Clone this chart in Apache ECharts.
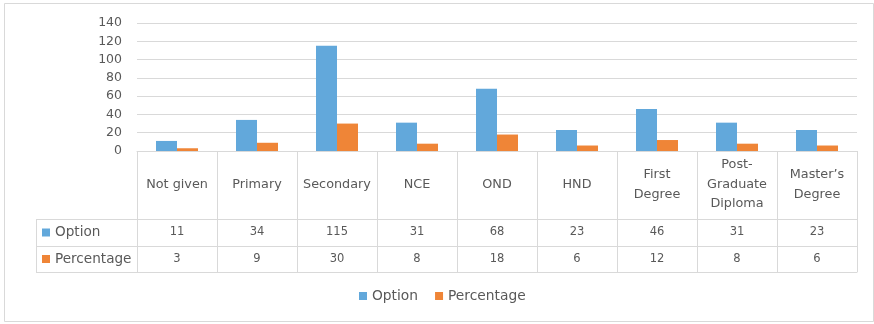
<!DOCTYPE html>
<html>
<head>
<meta charset="utf-8">
<script src="https://cdn.jsdelivr.net/npm/echarts@6/dist/echarts.min.js"></script>
<style>
  html, body { margin: 0; padding: 0; background: #ffffff; }
  #chart { width: 874px; height: 324px; }
</style>
</head>
<body>
<div id="chart"></div>
<script>
// Education level of respondents: counts and percentages
const categories = ['Not given', 'Primary', 'Secondary', 'NCE', 'OND', 'HND', 'First\nDegree', 'Post-\nGraduate\nDiploma', 'Master\u2019s\nDegree'];
const seriesNames = ['Option', 'Percentage'];
const optionValues = [11, 34, 115, 31, 68, 23, 46, 31, 23];
const percentageValues = [3, 9, 30, 8, 18, 6, 12, 8, 6];
const seriesColors = ['#62A8DB', '#EF8537'];

// layout
const W = 874, H = 324;
const gridLeft = 137, gridRight = 17, gridTop = 23, gridBottom = 173;
const headerH = 68, rowH = [27, 26];
const keyColLeft = 36;
const lineColor = '#d9d9d9';
const textColor = '#595959';
const fontFamily = 'DejaVu Sans';

const axisY = H - gridBottom;               // baseline of the plot
const rowTops = [axisY + headerH, axisY + headerH + rowH[0]];
const tableBottom = rowTops[1] + rowH[1];
const tableDepth = tableBottom - axisY;
const rowValues = [optionValues, percentageValues];

const chart = echarts.init(document.getElementById('chart'));

const xAxes = [{
  type: 'category',
  data: categories,
  position: 'bottom',
  boundaryGap: true,
  axisLine: { show: true, lineStyle: { color: lineColor } },
  axisTick: { show: true, length: tableDepth, lineStyle: { color: lineColor } },
  axisLabel: {
    interval: 0, color: textColor, fontFamily: fontFamily, fontSize: 12.8,
    verticalAlign: 'middle', margin: headerH / 2 - 0.5, lineHeight: 19.5
  }
}];
// one axis per data-table row, labelled with that row's values
rowValues.forEach((vals, r) => {
  xAxes.push({
    type: 'category',
    data: categories,
    position: 'bottom',
    offset: rowTops[r] - axisY,
    axisLine: { show: true, lineStyle: { color: lineColor } },
    axisTick: { show: false },
    axisLabel: {
      interval: 0, color: textColor, fontFamily: fontFamily, fontSize: 11.5,
      verticalAlign: 'middle', margin: rowH[r] / 2,
      formatter: (v, i) => String(vals[i])
    }
  });
});
xAxes.push({
  type: 'category',
  data: categories,
  position: 'bottom',
  offset: tableDepth,
  axisLine: { show: true, lineStyle: { color: lineColor } },
  axisTick: { show: false },
  axisLabel: { show: false }
});

// outer frame and left key column of the data table
const graphics = [];
graphics.push({
  type: 'rect', silent: true,
  shape: { x: 4.5, y: 3.5, width: W - 5, height: H - 6 },
  style: { fill: null, stroke: lineColor, lineWidth: 1 }
});
[rowTops[0], rowTops[1], tableBottom].forEach(y => {
  graphics.push({
    type: 'line', silent: true,
    shape: { x1: keyColLeft, y1: y + 0.5, x2: gridLeft, y2: y + 0.5 },
    style: { stroke: lineColor, lineWidth: 1 }
  });
});
graphics.push({
  type: 'line', silent: true,
  shape: { x1: keyColLeft + 0.5, y1: rowTops[0], x2: keyColLeft + 0.5, y2: tableBottom },
  style: { stroke: lineColor, lineWidth: 1 }
});
seriesNames.forEach((name, r) => {
  const cy = rowTops[r] + rowH[r] / 2;
  graphics.push({
    type: 'rect', silent: true,
    shape: { x: keyColLeft + 6, y: cy - 4, width: 8, height: 8 },
    style: { fill: seriesColors[r] }
  });
  graphics.push({
    type: 'text', silent: true,
    x: keyColLeft + 19, y: cy,
    style: { text: name, fill: textColor, font: '13.6px "' + fontFamily + '"', verticalAlign: 'middle', align: 'left' }
  });
});

chart.setOption({
  backgroundColor: '#ffffff',
  animation: false,
  color: seriesColors,
  textStyle: { fontFamily: fontFamily },
  grid: { left: gridLeft, right: gridRight, top: gridTop, bottom: gridBottom, containLabel: false },
  legend: {
    data: seriesNames,
    left: 359,
    top: 289,
    padding: 0,
    icon: 'rect',
    itemWidth: 8,
    itemHeight: 8,
    itemGap: 17,
    textStyle: { color: textColor, fontSize: 13.8, fontFamily: fontFamily }
  },
  xAxis: xAxes,
  yAxis: {
    type: 'value',
    min: 0, max: 140, interval: 20,
    axisLine: { show: false },
    axisTick: { show: false },
    axisLabel: { color: textColor, fontSize: 12.5, fontFamily: fontFamily, margin: 15 },
    splitLine: { lineStyle: { color: lineColor } }
  },
  series: [
    { name: seriesNames[0], type: 'bar', data: optionValues, barGap: '0%', barCategoryGap: '47.5%' },
    { name: seriesNames[1], type: 'bar', data: percentageValues, barGap: '0%', barCategoryGap: '47.5%' }
  ],
  graphic: graphics
});
</script>
</body>
</html>
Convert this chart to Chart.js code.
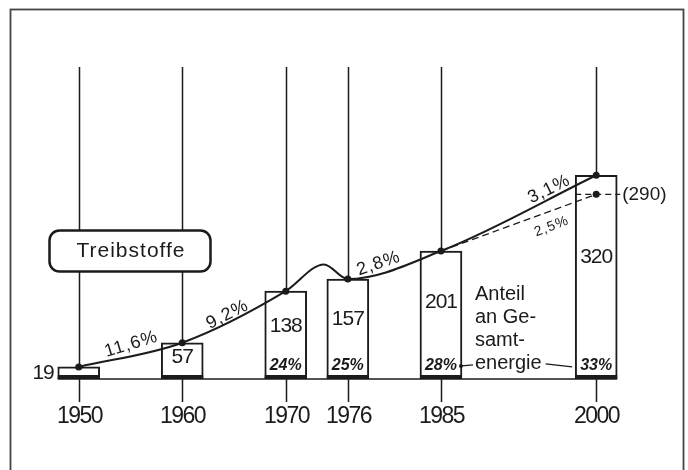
--
(TO BE DONE)
Quote the entries in full. Any image among them is to be omitted from the copy.

(THE SOLUTION)
Clone this chart in Apache ECharts.
<!DOCTYPE html>
<html>
<head>
<meta charset="utf-8">
<script src="https://cdn.jsdelivr.net/npm/echarts@6/dist/echarts.min.js"></script>
<style>
  html, body { margin: 0; padding: 0; background: #ffffff; }
  #chart { width: 874px; height: 324px; }
</style>
</head>
<body>
<div id="chart"></div>
<script>
// Education level of respondents: counts and percentages
const categories = ['Not given', 'Primary', 'Secondary', 'NCE', 'OND', 'HND', 'First\nDegree', 'Post-\nGraduate\nDiploma', 'Master\u2019s\nDegree'];
const seriesNames = ['Option', 'Percentage'];
const optionValues = [11, 34, 115, 31, 68, 23, 46, 31, 23];
const percentageValues = [3, 9, 30, 8, 18, 6, 12, 8, 6];
const seriesColors = ['#62A8DB', '#EF8537'];

// layout
const W = 874, H = 324;
const gridLeft = 137, gridRight = 17, gridTop = 23, gridBottom = 173;
const headerH = 68, rowH = [27, 26];
const keyColLeft = 36;
const lineColor = '#d9d9d9';
const textColor = '#595959';
const fontFamily = 'DejaVu Sans';

const axisY = H - gridBottom;               // baseline of the plot
const rowTops = [axisY + headerH, axisY + headerH + rowH[0]];
const tableBottom = rowTops[1] + rowH[1];
const tableDepth = tableBottom - axisY;
const rowValues = [optionValues, percentageValues];

const chart = echarts.init(document.getElementById('chart'));

const xAxes = [{
  type: 'category',
  data: categories,
  position: 'bottom',
  boundaryGap: true,
  axisLine: { show: true, lineStyle: { color: lineColor } },
  axisTick: { show: true, length: tableDepth, lineStyle: { color: lineColor } },
  axisLabel: {
    interval: 0, color: textColor, fontFamily: fontFamily, fontSize: 12.8,
    verticalAlign: 'middle', margin: headerH / 2 - 0.5, lineHeight: 19.5
  }
}];
// one axis per data-table row, labelled with that row's values
rowValues.forEach((vals, r) => {
  xAxes.push({
    type: 'category',
    data: categories,
    position: 'bottom',
    offset: rowTops[r] - axisY,
    axisLine: { show: true, lineStyle: { color: lineColor } },
    axisTick: { show: false },
    axisLabel: {
      interval: 0, color: textColor, fontFamily: fontFamily, fontSize: 11.5,
      verticalAlign: 'middle', margin: rowH[r] / 2,
      formatter: (v, i) => String(vals[i])
    }
  });
});
xAxes.push({
  type: 'category',
  data: categories,
  position: 'bottom',
  offset: tableDepth,
  axisLine: { show: true, lineStyle: { color: lineColor } },
  axisTick: { show: false },
  axisLabel: { show: false }
});

// outer frame and left key column of the data table
const graphics = [];
graphics.push({
  type: 'rect', silent: true,
  shape: { x: 4.5, y: 3.5, width: W - 5, height: H - 6 },
  style: { fill: null, stroke: lineColor, lineWidth: 1 }
});
[rowTops[0], rowTops[1], tableBottom].forEach(y => {
  graphics.push({
    type: 'line', silent: true,
    shape: { x1: keyColLeft, y1: y + 0.5, x2: gridLeft, y2: y + 0.5 },
    style: { stroke: lineColor, lineWidth: 1 }
  });
});
graphics.push({
  type: 'line', silent: true,
  shape: { x1: keyColLeft + 0.5, y1: rowTops[0], x2: keyColLeft + 0.5, y2: tableBottom },
  style: { stroke: lineColor, lineWidth: 1 }
});
seriesNames.forEach((name, r) => {
  const cy = rowTops[r] + rowH[r] / 2;
  graphics.push({
    type: 'rect', silent: true,
    shape: { x: keyColLeft + 6, y: cy - 4, width: 8, height: 8 },
    style: { fill: seriesColors[r] }
  });
  graphics.push({
    type: 'text', silent: true,
    x: keyColLeft + 19, y: cy,
    style: { text: name, fill: textColor, font: '13.6px "' + fontFamily + '"', verticalAlign: 'middle', align: 'left' }
  });
});

chart.setOption({
  backgroundColor: '#ffffff',
  animation: false,
  color: seriesColors,
  textStyle: { fontFamily: fontFamily },
  grid: { left: gridLeft, right: gridRight, top: gridTop, bottom: gridBottom, containLabel: false },
  legend: {
    data: seriesNames,
    left: 359,
    top: 289,
    padding: 0,
    icon: 'rect',
    itemWidth: 8,
    itemHeight: 8,
    itemGap: 17,
    textStyle: { color: textColor, fontSize: 13.8, fontFamily: fontFamily }
  },
  xAxis: xAxes,
  yAxis: {
    type: 'value',
    min: 0, max: 140, interval: 20,
    axisLine: { show: false },
    axisTick: { show: false },
    axisLabel: { color: textColor, fontSize: 12.5, fontFamily: fontFamily, margin: 15 },
    splitLine: { lineStyle: { color: lineColor } }
  },
  series: [
    { name: seriesNames[0], type: 'bar', data: optionValues, barGap: '0%', barCategoryGap: '47.5%' },
    { name: seriesNames[1], type: 'bar', data: percentageValues, barGap: '0%', barCategoryGap: '47.5%' }
  ],
  graphic: graphics
});
</script>
</body>
</html>
Convert this chart to Chart.js code.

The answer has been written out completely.